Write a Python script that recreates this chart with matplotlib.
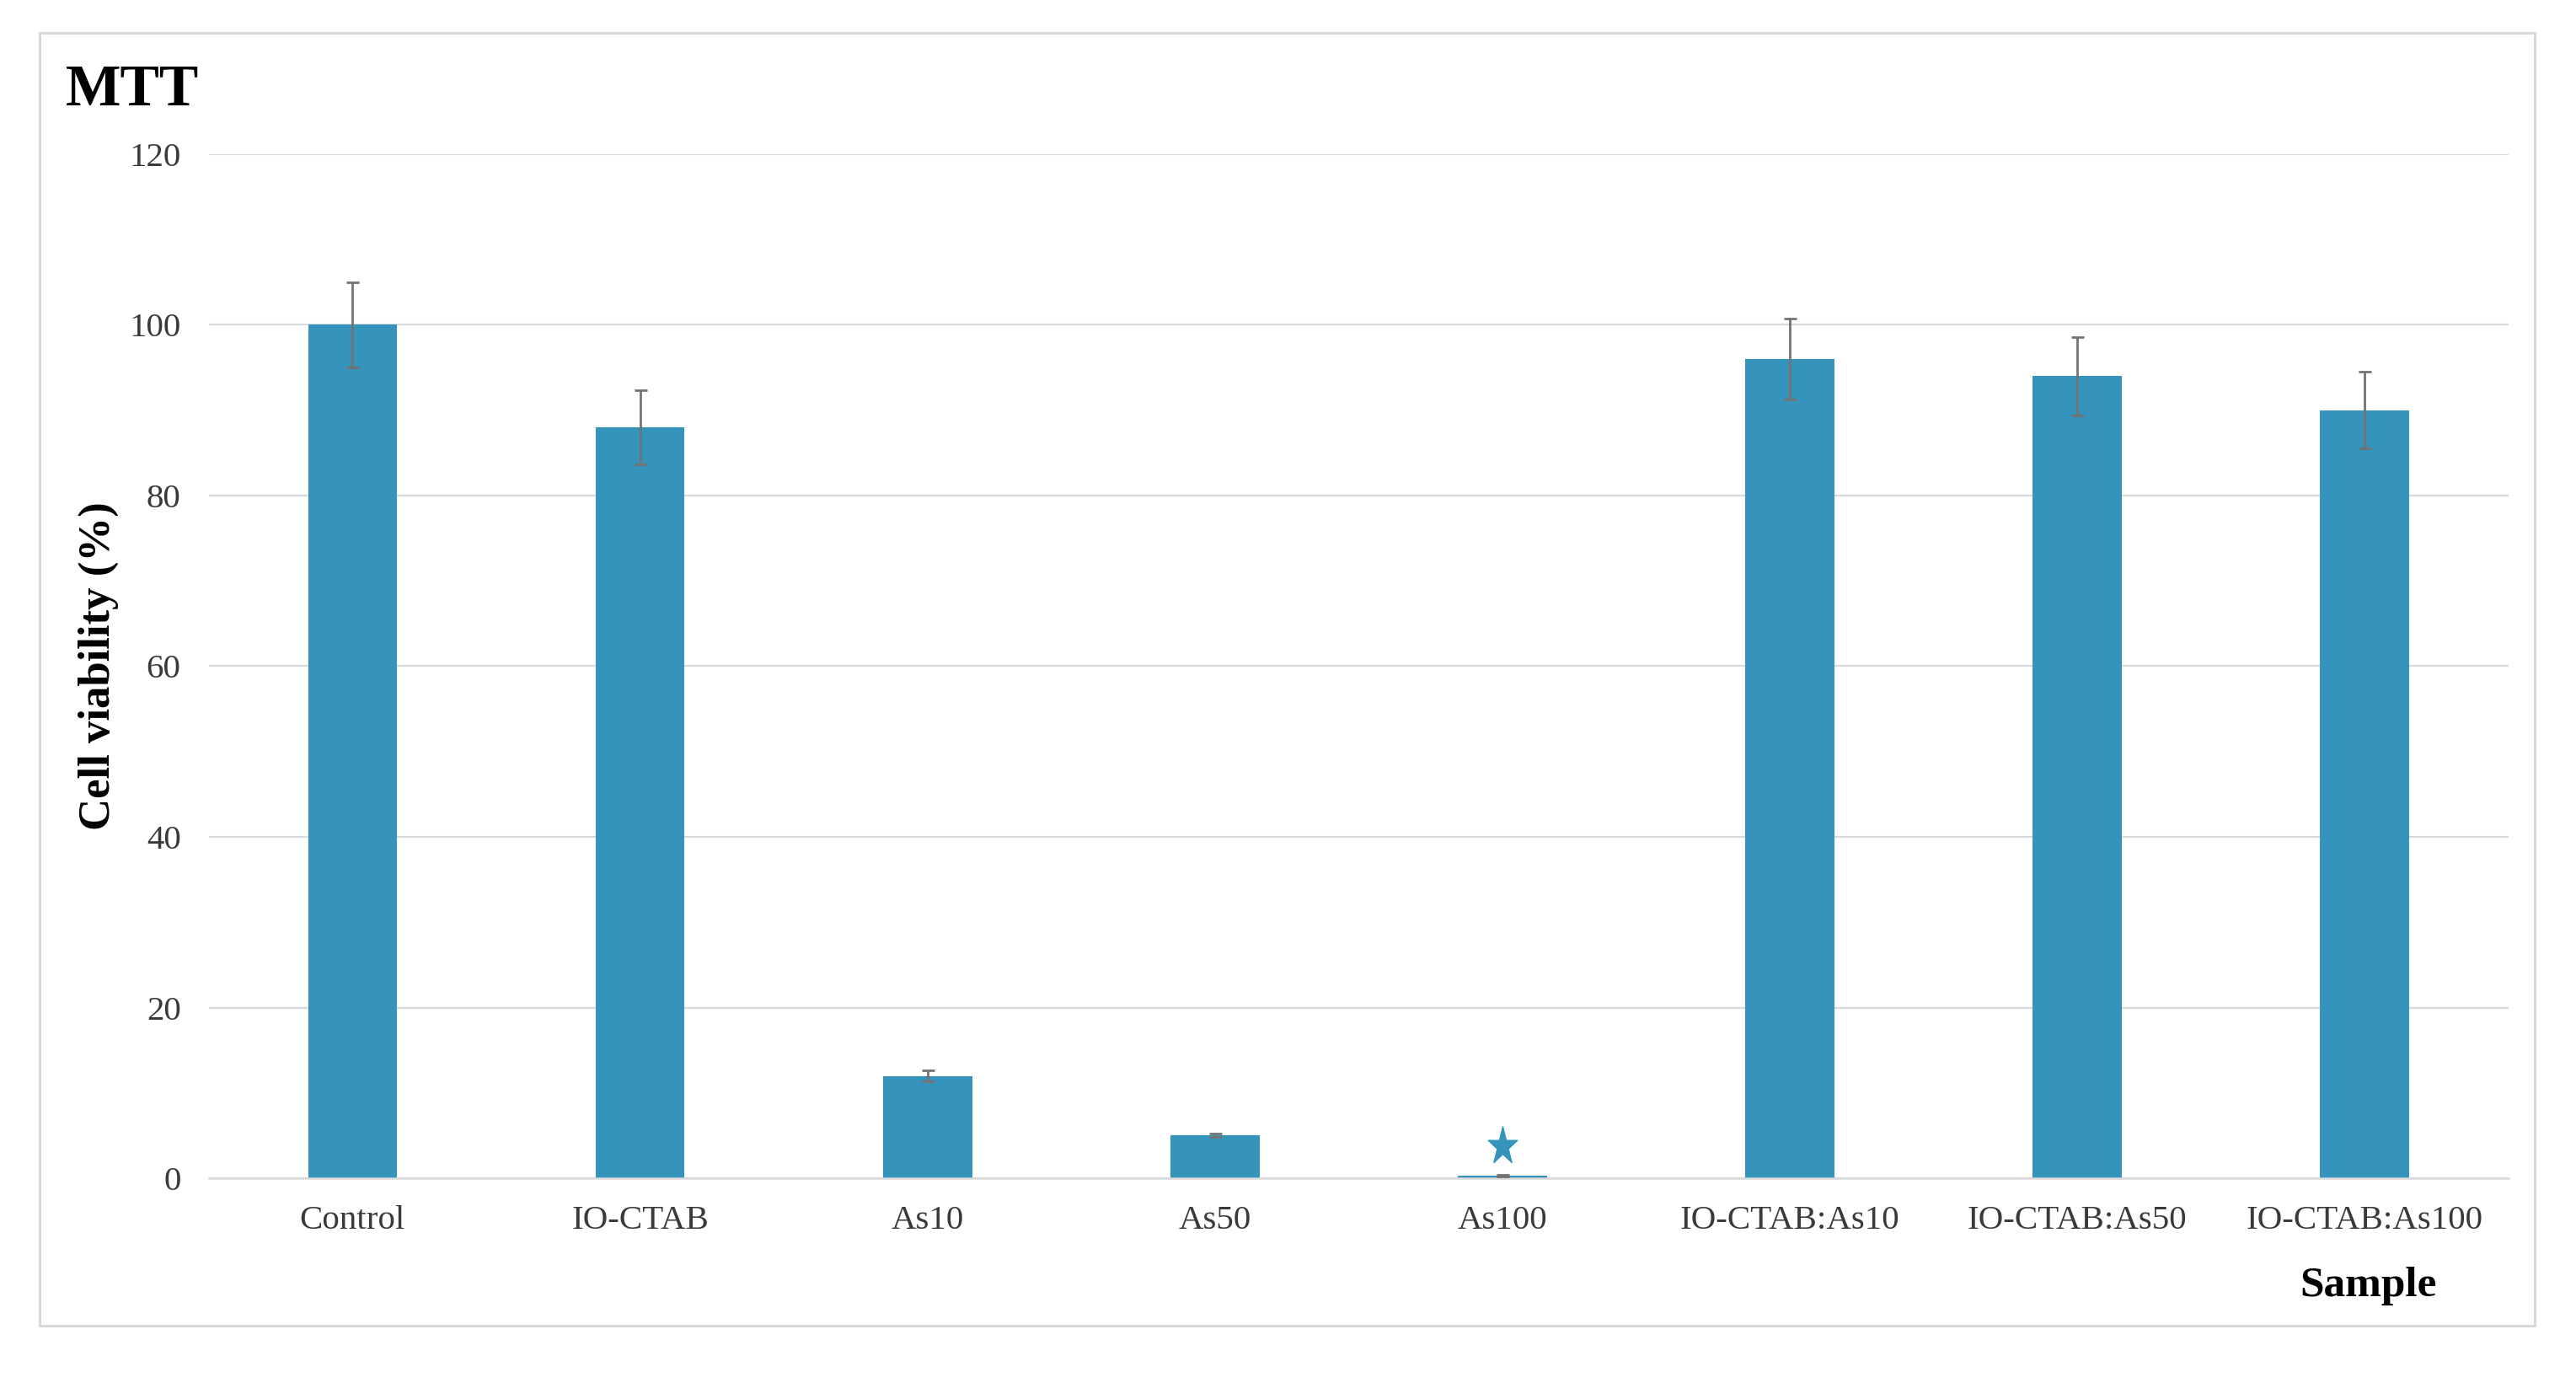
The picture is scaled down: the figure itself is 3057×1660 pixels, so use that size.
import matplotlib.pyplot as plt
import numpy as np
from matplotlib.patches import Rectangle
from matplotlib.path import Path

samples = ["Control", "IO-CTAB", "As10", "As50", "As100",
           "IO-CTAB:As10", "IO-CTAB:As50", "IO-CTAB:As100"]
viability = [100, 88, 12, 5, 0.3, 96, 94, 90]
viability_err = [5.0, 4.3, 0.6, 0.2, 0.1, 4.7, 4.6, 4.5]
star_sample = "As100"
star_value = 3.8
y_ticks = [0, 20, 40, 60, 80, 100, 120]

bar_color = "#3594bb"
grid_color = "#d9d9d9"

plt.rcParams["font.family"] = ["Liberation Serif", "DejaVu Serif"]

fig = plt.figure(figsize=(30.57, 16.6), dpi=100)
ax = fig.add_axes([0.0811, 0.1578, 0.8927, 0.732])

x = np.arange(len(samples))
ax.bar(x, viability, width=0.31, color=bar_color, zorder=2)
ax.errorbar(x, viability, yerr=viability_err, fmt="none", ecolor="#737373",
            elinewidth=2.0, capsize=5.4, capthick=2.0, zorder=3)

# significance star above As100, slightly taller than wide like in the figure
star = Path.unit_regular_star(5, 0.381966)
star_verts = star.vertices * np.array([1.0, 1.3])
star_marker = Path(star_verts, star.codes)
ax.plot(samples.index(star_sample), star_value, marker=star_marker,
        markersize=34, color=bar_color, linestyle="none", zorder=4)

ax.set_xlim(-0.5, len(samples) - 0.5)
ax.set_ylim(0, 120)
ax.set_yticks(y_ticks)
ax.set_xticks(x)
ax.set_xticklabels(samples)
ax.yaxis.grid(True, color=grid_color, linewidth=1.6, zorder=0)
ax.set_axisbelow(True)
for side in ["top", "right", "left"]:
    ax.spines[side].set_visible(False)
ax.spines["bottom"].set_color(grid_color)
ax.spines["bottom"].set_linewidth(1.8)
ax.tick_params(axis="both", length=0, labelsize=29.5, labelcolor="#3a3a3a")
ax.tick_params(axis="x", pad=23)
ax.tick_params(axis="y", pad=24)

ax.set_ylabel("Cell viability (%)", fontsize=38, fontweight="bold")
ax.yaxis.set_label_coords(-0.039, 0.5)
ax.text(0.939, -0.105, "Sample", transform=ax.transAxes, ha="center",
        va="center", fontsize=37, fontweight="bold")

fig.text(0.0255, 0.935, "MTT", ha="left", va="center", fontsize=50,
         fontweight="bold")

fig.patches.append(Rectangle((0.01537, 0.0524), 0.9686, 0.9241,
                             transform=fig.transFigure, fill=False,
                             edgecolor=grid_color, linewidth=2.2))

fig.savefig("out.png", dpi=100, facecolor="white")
---+---
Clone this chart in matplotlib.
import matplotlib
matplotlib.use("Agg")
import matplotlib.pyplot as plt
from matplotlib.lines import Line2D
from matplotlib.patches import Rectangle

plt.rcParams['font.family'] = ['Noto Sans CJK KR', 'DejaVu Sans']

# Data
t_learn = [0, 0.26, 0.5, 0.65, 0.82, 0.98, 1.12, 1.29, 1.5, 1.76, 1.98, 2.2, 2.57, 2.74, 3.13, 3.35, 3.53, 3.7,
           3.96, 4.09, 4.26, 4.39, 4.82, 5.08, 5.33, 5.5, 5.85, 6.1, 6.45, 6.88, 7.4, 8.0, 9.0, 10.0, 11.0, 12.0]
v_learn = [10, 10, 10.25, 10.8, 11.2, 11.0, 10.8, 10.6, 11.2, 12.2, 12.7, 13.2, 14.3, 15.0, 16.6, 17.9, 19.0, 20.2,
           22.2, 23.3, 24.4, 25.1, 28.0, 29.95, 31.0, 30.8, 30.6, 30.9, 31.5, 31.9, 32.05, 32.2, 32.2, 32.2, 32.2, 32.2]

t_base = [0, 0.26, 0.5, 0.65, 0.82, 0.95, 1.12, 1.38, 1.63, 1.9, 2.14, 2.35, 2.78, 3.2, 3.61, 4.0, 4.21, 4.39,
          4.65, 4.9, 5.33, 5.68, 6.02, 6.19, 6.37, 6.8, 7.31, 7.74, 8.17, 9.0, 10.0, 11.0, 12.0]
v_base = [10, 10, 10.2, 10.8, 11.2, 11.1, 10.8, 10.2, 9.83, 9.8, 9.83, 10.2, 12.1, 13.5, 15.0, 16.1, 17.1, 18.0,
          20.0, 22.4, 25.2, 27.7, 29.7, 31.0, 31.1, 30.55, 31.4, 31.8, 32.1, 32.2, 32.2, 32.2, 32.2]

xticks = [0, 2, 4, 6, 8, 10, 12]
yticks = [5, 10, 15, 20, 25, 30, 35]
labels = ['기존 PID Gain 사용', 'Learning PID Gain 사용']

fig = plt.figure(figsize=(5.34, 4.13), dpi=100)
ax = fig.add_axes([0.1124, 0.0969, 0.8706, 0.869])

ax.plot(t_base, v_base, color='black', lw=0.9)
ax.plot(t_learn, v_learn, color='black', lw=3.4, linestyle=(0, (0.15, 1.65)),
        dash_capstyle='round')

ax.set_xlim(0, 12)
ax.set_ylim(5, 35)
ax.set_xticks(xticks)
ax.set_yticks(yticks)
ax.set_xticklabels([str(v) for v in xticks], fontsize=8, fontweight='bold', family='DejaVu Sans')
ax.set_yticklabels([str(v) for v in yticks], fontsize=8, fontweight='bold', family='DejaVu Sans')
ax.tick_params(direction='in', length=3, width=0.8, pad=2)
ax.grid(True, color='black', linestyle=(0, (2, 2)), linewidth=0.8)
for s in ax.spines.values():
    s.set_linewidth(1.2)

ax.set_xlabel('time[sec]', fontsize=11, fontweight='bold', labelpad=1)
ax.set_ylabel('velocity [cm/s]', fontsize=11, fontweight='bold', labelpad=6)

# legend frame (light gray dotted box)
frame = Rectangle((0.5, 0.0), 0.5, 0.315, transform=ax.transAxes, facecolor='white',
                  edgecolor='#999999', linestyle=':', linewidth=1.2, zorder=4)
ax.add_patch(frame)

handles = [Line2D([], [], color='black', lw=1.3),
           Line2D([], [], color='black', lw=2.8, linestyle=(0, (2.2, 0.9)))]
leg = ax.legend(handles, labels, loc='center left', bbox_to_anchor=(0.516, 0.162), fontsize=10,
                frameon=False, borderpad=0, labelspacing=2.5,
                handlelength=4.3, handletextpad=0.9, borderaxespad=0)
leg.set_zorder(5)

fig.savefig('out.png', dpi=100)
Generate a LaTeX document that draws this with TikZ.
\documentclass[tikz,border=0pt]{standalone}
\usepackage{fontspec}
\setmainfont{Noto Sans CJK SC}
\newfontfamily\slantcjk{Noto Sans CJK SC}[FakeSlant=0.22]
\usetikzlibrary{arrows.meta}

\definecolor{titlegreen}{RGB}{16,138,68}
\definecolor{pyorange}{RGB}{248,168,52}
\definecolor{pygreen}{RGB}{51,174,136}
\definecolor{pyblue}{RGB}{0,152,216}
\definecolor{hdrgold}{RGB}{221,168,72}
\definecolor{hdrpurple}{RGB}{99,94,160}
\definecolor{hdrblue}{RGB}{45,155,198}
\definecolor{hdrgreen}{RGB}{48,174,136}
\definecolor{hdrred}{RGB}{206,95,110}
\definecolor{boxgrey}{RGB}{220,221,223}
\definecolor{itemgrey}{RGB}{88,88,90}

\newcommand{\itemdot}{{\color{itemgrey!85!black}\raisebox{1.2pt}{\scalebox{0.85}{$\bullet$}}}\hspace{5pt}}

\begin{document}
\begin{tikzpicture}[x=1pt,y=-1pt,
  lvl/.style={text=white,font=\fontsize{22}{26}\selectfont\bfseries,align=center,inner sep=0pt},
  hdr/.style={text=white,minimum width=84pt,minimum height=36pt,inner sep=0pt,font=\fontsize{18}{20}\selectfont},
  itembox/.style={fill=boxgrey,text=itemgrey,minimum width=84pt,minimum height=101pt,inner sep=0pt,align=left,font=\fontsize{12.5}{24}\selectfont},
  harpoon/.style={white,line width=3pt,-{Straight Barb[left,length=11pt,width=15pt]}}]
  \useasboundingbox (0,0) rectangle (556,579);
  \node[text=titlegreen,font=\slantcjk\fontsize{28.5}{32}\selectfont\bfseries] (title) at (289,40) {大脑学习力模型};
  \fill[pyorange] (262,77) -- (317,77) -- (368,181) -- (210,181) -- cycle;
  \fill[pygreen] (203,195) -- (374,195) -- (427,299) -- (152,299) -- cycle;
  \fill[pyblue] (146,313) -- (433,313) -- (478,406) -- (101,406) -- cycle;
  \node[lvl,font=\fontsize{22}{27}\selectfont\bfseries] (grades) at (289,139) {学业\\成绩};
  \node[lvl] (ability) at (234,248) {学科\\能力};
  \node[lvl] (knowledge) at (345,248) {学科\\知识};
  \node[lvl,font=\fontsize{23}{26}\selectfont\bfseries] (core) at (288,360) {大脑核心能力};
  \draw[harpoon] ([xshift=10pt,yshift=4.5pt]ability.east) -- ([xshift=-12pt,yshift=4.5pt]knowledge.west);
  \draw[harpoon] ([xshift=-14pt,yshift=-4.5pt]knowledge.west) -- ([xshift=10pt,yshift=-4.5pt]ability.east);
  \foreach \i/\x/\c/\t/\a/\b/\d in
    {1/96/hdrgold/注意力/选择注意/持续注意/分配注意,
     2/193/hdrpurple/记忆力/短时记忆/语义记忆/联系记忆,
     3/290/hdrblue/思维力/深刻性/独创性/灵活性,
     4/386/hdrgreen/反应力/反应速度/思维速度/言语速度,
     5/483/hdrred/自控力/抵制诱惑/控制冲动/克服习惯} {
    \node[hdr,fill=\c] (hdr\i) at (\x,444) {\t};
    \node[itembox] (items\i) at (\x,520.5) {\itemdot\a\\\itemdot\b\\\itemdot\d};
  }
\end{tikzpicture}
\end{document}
---+---
▶ _WORK TO COMPLETE_:
What is wanted is an exact copy of the lines from the line containing "The picture is" to the line containing "y_ticks = [0, 20, 40, 60, 80, 100, 120]", both lines included, and of no other line.

▶ _SOLUTION FOR THIS PROBLEM_:
The picture is scaled down: the figure itself is 3057×1660 pixels, so use that size.
import matplotlib.pyplot as plt
import numpy as np
from matplotlib.patches import Rectangle
from matplotlib.path import Path

samples = ["Control", "IO-CTAB", "As10", "As50", "As100",
           "IO-CTAB:As10", "IO-CTAB:As50", "IO-CTAB:As100"]
viability = [100, 88, 12, 5, 0.3, 96, 94, 90]
viability_err = [5.0, 4.3, 0.6, 0.2, 0.1, 4.7, 4.6, 4.5]
star_sample = "As100"
star_value = 3.8
y_ticks = [0, 20, 40, 60, 80, 100, 120]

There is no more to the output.